(Plotting code records)
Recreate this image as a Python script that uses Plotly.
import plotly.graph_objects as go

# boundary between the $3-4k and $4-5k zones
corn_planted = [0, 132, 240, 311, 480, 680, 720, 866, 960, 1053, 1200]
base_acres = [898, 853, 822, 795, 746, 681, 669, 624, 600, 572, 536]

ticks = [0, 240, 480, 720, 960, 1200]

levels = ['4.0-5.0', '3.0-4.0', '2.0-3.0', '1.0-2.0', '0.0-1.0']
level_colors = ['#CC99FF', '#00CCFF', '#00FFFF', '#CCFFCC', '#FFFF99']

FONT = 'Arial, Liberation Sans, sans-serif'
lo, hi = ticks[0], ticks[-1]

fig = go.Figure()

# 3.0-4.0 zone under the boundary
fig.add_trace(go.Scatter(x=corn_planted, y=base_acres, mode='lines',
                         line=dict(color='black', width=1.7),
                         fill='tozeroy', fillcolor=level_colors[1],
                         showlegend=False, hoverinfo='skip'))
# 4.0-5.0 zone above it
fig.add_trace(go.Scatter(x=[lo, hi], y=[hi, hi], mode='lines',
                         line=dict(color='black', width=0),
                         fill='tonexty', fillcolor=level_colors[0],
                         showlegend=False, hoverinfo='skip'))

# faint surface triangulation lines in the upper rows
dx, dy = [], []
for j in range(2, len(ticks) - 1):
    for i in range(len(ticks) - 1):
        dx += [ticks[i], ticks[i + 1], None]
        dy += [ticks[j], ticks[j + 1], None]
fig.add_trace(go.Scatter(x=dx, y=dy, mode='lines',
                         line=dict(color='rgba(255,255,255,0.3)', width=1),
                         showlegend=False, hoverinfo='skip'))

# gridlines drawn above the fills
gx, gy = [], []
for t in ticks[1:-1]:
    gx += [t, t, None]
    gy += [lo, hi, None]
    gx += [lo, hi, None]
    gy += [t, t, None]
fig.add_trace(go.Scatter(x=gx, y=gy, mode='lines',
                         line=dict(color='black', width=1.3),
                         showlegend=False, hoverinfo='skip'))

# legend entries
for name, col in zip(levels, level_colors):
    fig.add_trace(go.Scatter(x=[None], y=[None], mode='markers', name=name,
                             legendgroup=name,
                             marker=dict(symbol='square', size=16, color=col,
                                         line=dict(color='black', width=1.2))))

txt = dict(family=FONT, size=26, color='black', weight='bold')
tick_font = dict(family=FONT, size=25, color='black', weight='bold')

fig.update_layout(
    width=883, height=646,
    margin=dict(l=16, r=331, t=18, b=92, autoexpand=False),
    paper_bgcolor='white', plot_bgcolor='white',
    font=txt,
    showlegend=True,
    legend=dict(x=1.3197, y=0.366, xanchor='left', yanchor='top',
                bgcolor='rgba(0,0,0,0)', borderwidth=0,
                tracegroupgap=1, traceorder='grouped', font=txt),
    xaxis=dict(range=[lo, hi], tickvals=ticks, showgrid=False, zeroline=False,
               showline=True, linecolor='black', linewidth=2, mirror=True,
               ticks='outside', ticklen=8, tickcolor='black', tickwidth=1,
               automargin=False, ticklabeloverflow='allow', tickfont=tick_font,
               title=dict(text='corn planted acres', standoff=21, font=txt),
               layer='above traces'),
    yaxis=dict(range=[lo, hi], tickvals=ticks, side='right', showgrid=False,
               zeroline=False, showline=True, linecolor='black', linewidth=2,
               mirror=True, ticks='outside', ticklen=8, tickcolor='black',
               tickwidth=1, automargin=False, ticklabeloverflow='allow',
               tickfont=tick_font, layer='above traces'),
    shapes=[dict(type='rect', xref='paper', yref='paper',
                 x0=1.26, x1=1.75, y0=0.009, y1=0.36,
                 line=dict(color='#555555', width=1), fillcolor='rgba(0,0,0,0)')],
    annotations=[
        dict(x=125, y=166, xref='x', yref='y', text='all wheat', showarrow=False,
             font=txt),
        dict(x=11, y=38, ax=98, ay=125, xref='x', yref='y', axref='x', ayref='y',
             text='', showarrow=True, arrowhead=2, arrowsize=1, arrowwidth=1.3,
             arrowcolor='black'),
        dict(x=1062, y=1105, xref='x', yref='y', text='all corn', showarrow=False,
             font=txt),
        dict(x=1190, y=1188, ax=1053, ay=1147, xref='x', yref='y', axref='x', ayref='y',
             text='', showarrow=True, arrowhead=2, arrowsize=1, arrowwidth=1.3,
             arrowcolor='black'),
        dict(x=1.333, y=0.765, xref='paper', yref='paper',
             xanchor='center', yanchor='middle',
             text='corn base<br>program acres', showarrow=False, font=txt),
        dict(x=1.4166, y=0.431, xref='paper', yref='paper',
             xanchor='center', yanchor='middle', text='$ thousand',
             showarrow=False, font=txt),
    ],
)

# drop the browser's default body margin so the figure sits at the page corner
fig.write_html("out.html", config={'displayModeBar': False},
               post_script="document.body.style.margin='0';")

--

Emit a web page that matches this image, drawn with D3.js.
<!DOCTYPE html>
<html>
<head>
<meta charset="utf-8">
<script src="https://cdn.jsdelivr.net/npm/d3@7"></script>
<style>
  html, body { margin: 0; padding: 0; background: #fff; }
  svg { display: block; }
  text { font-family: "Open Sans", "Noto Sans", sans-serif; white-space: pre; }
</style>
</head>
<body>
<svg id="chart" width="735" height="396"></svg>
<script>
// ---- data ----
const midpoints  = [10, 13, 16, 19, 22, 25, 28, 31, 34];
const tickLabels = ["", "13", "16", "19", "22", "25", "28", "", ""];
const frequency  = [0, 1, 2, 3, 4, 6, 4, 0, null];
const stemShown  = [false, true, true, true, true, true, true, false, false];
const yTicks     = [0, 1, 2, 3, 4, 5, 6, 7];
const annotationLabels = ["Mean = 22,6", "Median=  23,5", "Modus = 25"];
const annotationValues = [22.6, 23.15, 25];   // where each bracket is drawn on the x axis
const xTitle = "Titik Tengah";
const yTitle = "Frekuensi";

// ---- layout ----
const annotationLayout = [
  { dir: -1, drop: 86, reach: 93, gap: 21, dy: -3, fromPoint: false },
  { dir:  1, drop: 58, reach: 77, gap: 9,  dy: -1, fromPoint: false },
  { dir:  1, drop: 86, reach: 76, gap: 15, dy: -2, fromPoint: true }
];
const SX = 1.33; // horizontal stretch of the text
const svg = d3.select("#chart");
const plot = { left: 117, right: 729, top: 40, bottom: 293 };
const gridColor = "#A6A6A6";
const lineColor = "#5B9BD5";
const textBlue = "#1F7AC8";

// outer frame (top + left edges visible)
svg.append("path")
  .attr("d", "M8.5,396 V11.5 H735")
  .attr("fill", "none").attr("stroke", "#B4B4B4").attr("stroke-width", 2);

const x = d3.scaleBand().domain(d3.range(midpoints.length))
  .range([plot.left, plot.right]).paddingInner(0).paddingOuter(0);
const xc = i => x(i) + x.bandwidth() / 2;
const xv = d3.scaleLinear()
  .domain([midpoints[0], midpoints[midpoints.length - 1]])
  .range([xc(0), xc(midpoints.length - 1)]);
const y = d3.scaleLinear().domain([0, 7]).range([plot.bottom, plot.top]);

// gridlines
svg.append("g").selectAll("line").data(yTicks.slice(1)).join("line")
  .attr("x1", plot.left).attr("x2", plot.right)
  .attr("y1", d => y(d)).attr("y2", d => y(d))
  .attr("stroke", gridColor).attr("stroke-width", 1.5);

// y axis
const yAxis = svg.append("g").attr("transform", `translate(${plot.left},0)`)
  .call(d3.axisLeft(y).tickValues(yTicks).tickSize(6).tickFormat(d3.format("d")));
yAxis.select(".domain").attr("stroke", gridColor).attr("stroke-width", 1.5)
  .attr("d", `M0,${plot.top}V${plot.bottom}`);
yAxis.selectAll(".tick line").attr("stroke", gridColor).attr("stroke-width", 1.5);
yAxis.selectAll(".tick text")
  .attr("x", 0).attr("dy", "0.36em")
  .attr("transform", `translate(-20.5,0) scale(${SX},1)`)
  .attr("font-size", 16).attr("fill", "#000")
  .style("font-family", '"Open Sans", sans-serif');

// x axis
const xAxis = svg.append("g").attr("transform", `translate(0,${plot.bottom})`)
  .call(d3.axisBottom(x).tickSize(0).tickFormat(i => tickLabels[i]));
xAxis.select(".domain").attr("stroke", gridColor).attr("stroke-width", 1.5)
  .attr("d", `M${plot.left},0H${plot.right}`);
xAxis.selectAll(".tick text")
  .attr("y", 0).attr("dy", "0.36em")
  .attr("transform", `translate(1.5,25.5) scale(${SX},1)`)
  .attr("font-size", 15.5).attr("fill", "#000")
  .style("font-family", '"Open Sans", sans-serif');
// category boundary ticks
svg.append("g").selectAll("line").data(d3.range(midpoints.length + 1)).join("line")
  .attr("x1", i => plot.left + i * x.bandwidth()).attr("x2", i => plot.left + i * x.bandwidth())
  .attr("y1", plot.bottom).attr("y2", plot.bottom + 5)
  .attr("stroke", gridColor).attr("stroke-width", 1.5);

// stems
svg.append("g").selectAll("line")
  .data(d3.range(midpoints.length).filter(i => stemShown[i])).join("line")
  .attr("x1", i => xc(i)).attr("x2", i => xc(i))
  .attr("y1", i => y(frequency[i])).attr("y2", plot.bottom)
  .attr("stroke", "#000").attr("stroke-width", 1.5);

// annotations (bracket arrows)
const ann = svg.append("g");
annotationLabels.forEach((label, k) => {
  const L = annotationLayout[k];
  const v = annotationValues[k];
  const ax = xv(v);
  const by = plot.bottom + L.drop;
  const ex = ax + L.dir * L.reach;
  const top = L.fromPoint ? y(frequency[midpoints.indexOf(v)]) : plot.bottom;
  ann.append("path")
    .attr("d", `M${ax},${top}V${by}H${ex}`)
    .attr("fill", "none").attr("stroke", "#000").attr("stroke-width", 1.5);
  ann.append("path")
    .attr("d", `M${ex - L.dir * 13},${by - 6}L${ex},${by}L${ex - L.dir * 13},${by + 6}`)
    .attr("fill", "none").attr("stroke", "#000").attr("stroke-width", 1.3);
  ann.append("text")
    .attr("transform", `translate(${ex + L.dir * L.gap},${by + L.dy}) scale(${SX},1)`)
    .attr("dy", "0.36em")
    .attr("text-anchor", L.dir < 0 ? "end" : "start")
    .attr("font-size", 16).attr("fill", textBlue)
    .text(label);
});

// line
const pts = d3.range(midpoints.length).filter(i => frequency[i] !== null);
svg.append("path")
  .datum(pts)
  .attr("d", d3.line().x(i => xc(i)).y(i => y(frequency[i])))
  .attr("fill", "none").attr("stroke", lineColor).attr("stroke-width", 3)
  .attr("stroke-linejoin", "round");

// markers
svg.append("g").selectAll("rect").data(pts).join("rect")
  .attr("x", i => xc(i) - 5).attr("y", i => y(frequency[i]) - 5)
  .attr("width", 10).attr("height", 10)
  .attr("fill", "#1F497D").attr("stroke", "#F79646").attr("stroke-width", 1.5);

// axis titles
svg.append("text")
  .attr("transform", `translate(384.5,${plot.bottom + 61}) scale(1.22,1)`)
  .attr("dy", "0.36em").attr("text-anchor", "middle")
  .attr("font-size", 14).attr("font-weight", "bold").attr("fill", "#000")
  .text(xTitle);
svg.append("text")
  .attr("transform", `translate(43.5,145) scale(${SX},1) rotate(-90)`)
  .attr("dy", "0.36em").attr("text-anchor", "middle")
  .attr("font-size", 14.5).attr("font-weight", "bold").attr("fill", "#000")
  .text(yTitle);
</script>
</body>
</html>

(Exercise requirements) Only lines with the word "image" should be collected from the material.

(Result)
Recreate this image as a Python script that uses Plotly.
Emit a web page that matches this image, drawn with D3.js.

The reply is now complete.